Contrary to earlier indications, the interim final rule requires that every eligible entity in a holding company system make the same decision regarding participation in each aspect of the program. It does not appear, for example, that a holding company could stay in the debt guarantee aspect of the Program while a subsidiary bank opts out. The interim final rule says that the FDIC will provide procedures for opting out using FDICconnect.

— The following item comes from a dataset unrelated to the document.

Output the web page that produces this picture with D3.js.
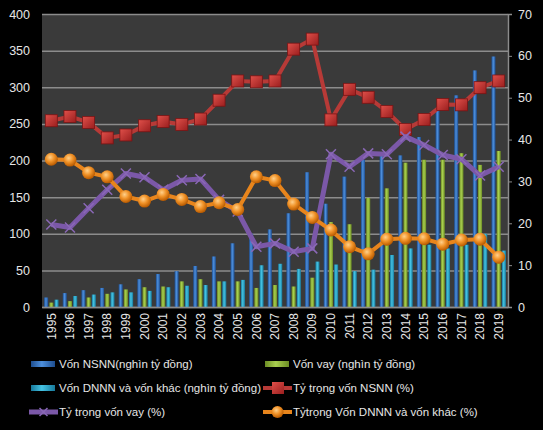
<!DOCTYPE html>
<html>
<head>
<meta charset="utf-8">
<script src="https://cdn.jsdelivr.net/npm/d3@7"></script>
<style>
body{margin:0;background:#000;}
svg text{font-family:"Liberation Sans",Arial,sans-serif;fill:#e6e6e6;}
</style>
</head>
<body>
<script>
// data
let years=[1995,1996,1997,1998,1999,2000,2001,2002,2003,2004,2005,2006,2007,2008,2009,2010,2011,2012,2013,2014,2015,2016,2017,2018,2019];
let vonNSNN=[13,19,23,26,31,38,45,49,56,69,87,100,106,128,184,141,178,201,206,207,232,269,289,323,342];
let vonVay=[6,8,13,18,24,27,28,35,38,35,35,26,30,28,40,116,113,149,162,197,201,201,210,194,213];
let vonDNNN=[10,15,17,20,20,22,27,29,30,35,37,57,59,52,62,58,49,51,71,80,85,80,85,100,77];
let ttNSNN=[44.5,45.5,44.1,40.4,41.1,43.3,44.3,43.6,44.9,49.4,54,53.8,54,61.6,64,44.7,52,50.1,46.7,42.4,44.8,48.4,48.3,52.4,54];
let ttVay=[19.7,19,23.6,28,31.9,31,28,30.3,30.6,25.6,22.8,14.4,15.2,13.2,14,36.5,33.5,36.7,36.5,40.7,38.7,36.3,35.3,31.4,33.5];
let ttDNNN=[35.3,35.1,32.1,31.1,26.4,25.3,26.9,25.7,24,24.9,23.3,31.1,30.2,24.6,21.4,18.4,14.4,12.7,16.2,16.4,16.3,15,16,16.2,11.9];
let leftTicks=[0,50,100,150,200,250,300,350,400];
let rightTicks=[0,10,20,30,40,50,60,70];
let barNames=["Vốn NSNN(nghìn tỷ đồng)","Vốn vay (nghìn tỷ đồng)","Vốn DNNN và vốn khác (nghìn tỷ đồng)"];
let lineNames=["Tỷ trọng vốn NSNN (%)","Tỷ trọng vốn vay (%)","Tỷtrọng Vốn DNNN và vốn khác (%)"];

let W=543,H=430;
let L=42,R=508,T=14,B=307;
let svg=d3.select("body").append("svg").attr("width",W).attr("height",H);
let defs=svg.append("defs");

function barGrad(id,dark,light){
    let g=defs.append("linearGradient").attr("id",id).attr("x1","0").attr("x2","1").attr("y1","0").attr("y2","0");
    g.append("stop").attr("offset","0").attr("stop-color",dark);
    g.append("stop").attr("offset","0.45").attr("stop-color",light);
    g.append("stop").attr("offset","1").attr("stop-color",dark);
}
barGrad("gBlue","#1d4d8f","#4d8fdc");
barGrad("gGreen","#6b8c23","#a9cf4f");
barGrad("gCyan","#17799b","#45c3e3");
let rg=defs.append("radialGradient").attr("id","gOrange").attr("cx","0.4").attr("cy","0.35").attr("r","0.65");
rg.append("stop").attr("offset","0").attr("stop-color","#ffd08a");
rg.append("stop").attr("offset","0.5").attr("stop-color","#f09228");
rg.append("stop").attr("offset","1").attr("stop-color","#b85a00");
let sg=defs.append("linearGradient").attr("id","gRed").attr("x1","0").attr("x2","1").attr("y1","0").attr("y2","1");
sg.append("stop").attr("offset","0").attr("stop-color","#e0504a");
sg.append("stop").attr("offset","1").attr("stop-color","#9a1e1e");

let x=d3.scaleBand().domain(years).range([L,R]).paddingInner(0.1).paddingOuter(0.05);
let xs=d3.scaleBand().domain([0,1,2]).range([0,x.bandwidth()]).padding(0.22);
let y=d3.scaleLinear().domain([0,400]).range([B,T]);
let y2=d3.scaleLinear().domain([0,70]).range([B,T]);

svg.append("rect").attr("x",L).attr("y",T).attr("width",R-L).attr("height",B-T).attr("fill","#3a3a3a");

// grid + left axis
let ga=svg.append("g").attr("transform",`translate(${L},0)`)
    .call(d3.axisLeft(y).tickValues(leftTicks).tickSize(-(R-L)).tickPadding(12));
ga.select(".domain").remove();
ga.selectAll("line").attr("stroke","#8c8c8c").attr("stroke-width",1.5);
ga.selectAll("text").style("font-size","12.5px").attr("fill","#e6e6e6");

// right axis
let gr=svg.append("g").attr("transform",`translate(${R},0)`)
    .call(d3.axisRight(y2).tickValues(rightTicks).tickSize(4).tickPadding(6));
gr.select(".domain").attr("stroke","#8c8c8c").attr("stroke-width",1.5);
gr.selectAll("line").attr("stroke","#8c8c8c");
gr.selectAll("text").style("font-size","12.5px").attr("fill","#e6e6e6");

// bars
let barSets=[vonNSNN,vonVay,vonDNNN];
let barFills=["url(#gBlue)","url(#gGreen)","url(#gCyan)"];
barSets.forEach((vals,k)=>{
    svg.append("g").selectAll("rect").data(vals).enter().append("rect")
        .attr("x",(d,i)=>x(years[i])+xs(k))
        .attr("width",xs.bandwidth())
        .attr("y",d=>y(d))
        .attr("height",d=>B-y(d))
        .attr("fill",barFills[k]);
});

// bottom axis
let gb=svg.append("g").attr("transform",`translate(0,${B})`)
    .call(d3.axisBottom(x).tickSize(0).tickPadding(6));
gb.select(".domain").attr("stroke","#8c8c8c").attr("stroke-width",1.5);
gb.selectAll("text").style("font-size","12px").attr("fill","#e6e6e6")
    .attr("transform","rotate(-90)").attr("text-anchor","end")
    .attr("x",-6).attr("y",0).attr("dy","0.35em");

let cx=i=>x(years[i])+x.bandwidth()/2;
let line=d3.line().x((d,i)=>cx(i)).y(d=>y2(d));

// red line with squares
svg.append("path").datum(ttNSNN).attr("d",line).attr("fill","none").attr("stroke","#b73a37").attr("stroke-width",4);
svg.append("g").selectAll("rect").data(ttNSNN).enter().append("rect")
    .attr("x",(d,i)=>cx(i)-6).attr("y",d=>y2(d)-6).attr("width",12).attr("height",12)
    .attr("fill","url(#gRed)").attr("stroke","#7a1414").attr("stroke-width",0.8);

// purple line with x markers
svg.append("path").datum(ttVay).attr("d",line).attr("fill","none").attr("stroke","#7b58a8").attr("stroke-width",5).attr("stroke-linejoin","round");
svg.append("g").selectAll("path").data(ttVay).enter().append("path")
    .attr("d",(d,i)=>{let a=cx(i),b=y2(d),s=5;return `M${a-s},${b-s}L${a+s},${b+s}M${a-s},${b+s}L${a+s},${b-s}`;})
    .attr("stroke","#8a68b6").attr("stroke-width",1.5);

// orange line with circles
svg.append("path").datum(ttDNNN).attr("d",line).attr("fill","none").attr("stroke","#e8851c").attr("stroke-width",4);
svg.append("g").selectAll("circle").data(ttDNNN).enter().append("circle")
    .attr("cx",(d,i)=>cx(i)).attr("cy",d=>y2(d)).attr("r",6.5)
    .attr("fill","url(#gOrange)");

// legend
let lg=svg.append("g").style("font-size","11.5px");
let legendItems=[
    {name:barNames[0],type:"bar",fill:"url(#gBlue)",x:31,y:364},
    {name:barNames[1],type:"bar",fill:"url(#gGreen)",x:265,y:364},
    {name:barNames[2],type:"bar",fill:"url(#gCyan)",x:31,y:388},
    {name:lineNames[0],type:"sq",x:263,y:388},
    {name:lineNames[1],type:"x",x:29,y:412},
    {name:lineNames[2],type:"ci",x:263,y:412}
];
legendItems.forEach(it=>{
    let g=lg.append("g");
    if(it.type=="bar"){
        g.append("rect").attr("x",it.x).attr("y",it.y-3).attr("width",24).attr("height",6).attr("fill",it.fill);
    }else if(it.type=="sq"){
        g.append("line").attr("x1",it.x).attr("x2",it.x+29).attr("y1",it.y).attr("y2",it.y).attr("stroke","#b73a37").attr("stroke-width",4);
        g.append("rect").attr("x",it.x+9).attr("y",it.y-6).attr("width",12).attr("height",12).attr("fill","url(#gRed)");
    }else if(it.type=="x"){
        g.append("line").attr("x1",it.x).attr("x2",it.x+29).attr("y1",it.y).attr("y2",it.y).attr("stroke","#7b58a8").attr("stroke-width",5);
        let a=it.x+14.5,b=it.y,s=4;
        g.append("path").attr("d",`M${a-s},${b-s}L${a+s},${b+s}M${a-s},${b+s}L${a+s},${b-s}`).attr("stroke","#8a68b6").attr("stroke-width",1.5);
    }else{
        g.append("line").attr("x1",it.x).attr("x2",it.x+29).attr("y1",it.y).attr("y2",it.y).attr("stroke","#e8851c").attr("stroke-width",4);
        g.append("circle").attr("cx",it.x+14.5).attr("cy",it.y).attr("r",6).attr("fill","url(#gOrange)");
    }
    g.append("text").attr("x",it.type=="bar"?it.x+28:it.x+30).attr("y",it.y).attr("dy","0.35em").text(it.name);
});
</script>
</body>
</html>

An important clarification in the interim rule is that an eligible entity’s decision to opt out of the rule will be public. The FDIC intends to maintain a list on its website of all organizations that have opted out of either aspect, or both aspects, of the Program. Each eligible entity must post a notice in the lobby of its main office and all branches as to whether it is participating in non-interest bearing transaction account guarantee aspect of the Program, and, if so, the notice must state that non-interest bearing transaction accounts are insured in full by the FDIC. Entities that use sweeps to transfer funds or reclassify funds into an interest bearing account or nontransaction account must disclose such actions to affected customers and clearly advise them, in writing, that such actions void the unlimited coverage. As previously noted, the rule also establishes disclosure requirements related to the debt guarantee.
The final interim rule notes that participating entities are subject to the FDIC’s oversight regarding compliance with the Program’s terms and conditions. Violation of terms and conditions may result in termination of eligibility and/or formal enforcement action.
This Alert summarizes some highlights of the interim final rule. All institutions are strongly encouraged to obtain and carefully read the rule in its entirety so that a fully informed decision can be made on whether or not to opt out.
The interim final rule was effective on October 23, 2008, while the Program itself commenced on October 14, 2008. However, the FDIC has established a 15 day comment period on the rule (from the date of publication in the Federal Register) and may amend the rule according to comments received.